Dexterity: One of two secondary scores, Gloom Pact Binders use Dexterity for initiative, AC, reflex, power riders, and skills. Starting score 14 - 16 if it's your secondary, otherwise 10 - 12.
Intelligence: One of two secondary scores, Star Pact Binders use Intelligence for AC, reflex, power riders, and skills. It may also be useful for rider effects on non-binder Warlock powers, and if you've got an attack caliber Intelligence then you can even think about multiclassing to pick up some Wizard powers. Starting value 14 - 16 if it's your secondary, otherwise 10-14.
Wisdom: You're unlikely to get much use out of it, but there are two wisdom based skills on your skill list, and if you go for stealth training you might also consider picking up perception. Recommended starting score 8 - 12
Charisma: Your top stat, no questions. There are Con-based warlock dailies, and humans can pick up a Con based at will, but even so, you're locked into Cha-based encounter powers by your Pact, so there's no getting away from Charisma as your attack stat. Starting value 16 to 18.

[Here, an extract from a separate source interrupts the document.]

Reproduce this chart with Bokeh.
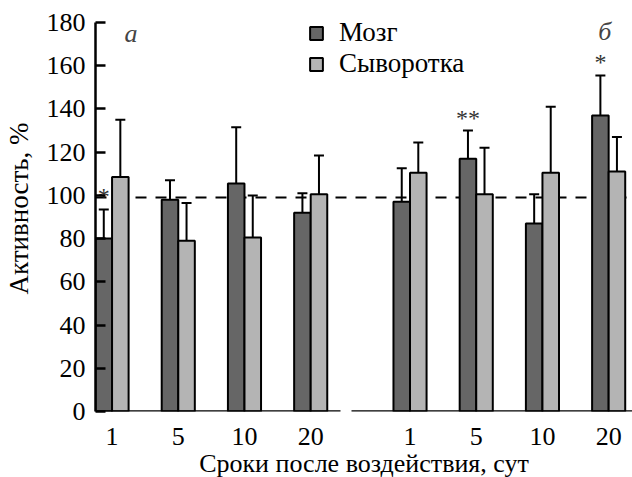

Look, I'm going to be honest with you guys. I've got a new quality control system in place, and it's delaying handbook content while we make sure it has no errors or content before release. This is pushing back post release dates a bit. I should still have everything that was slated for this month out by the last thirty seconds of the month, I swear, but I'll burn myself out doing it, so after that there won't be any updates with any substance to them for like three weeks, though I might post some naval gazing, or reword some questions into ones I feel like answering, just to keep you distracted from the lack of meaningful content.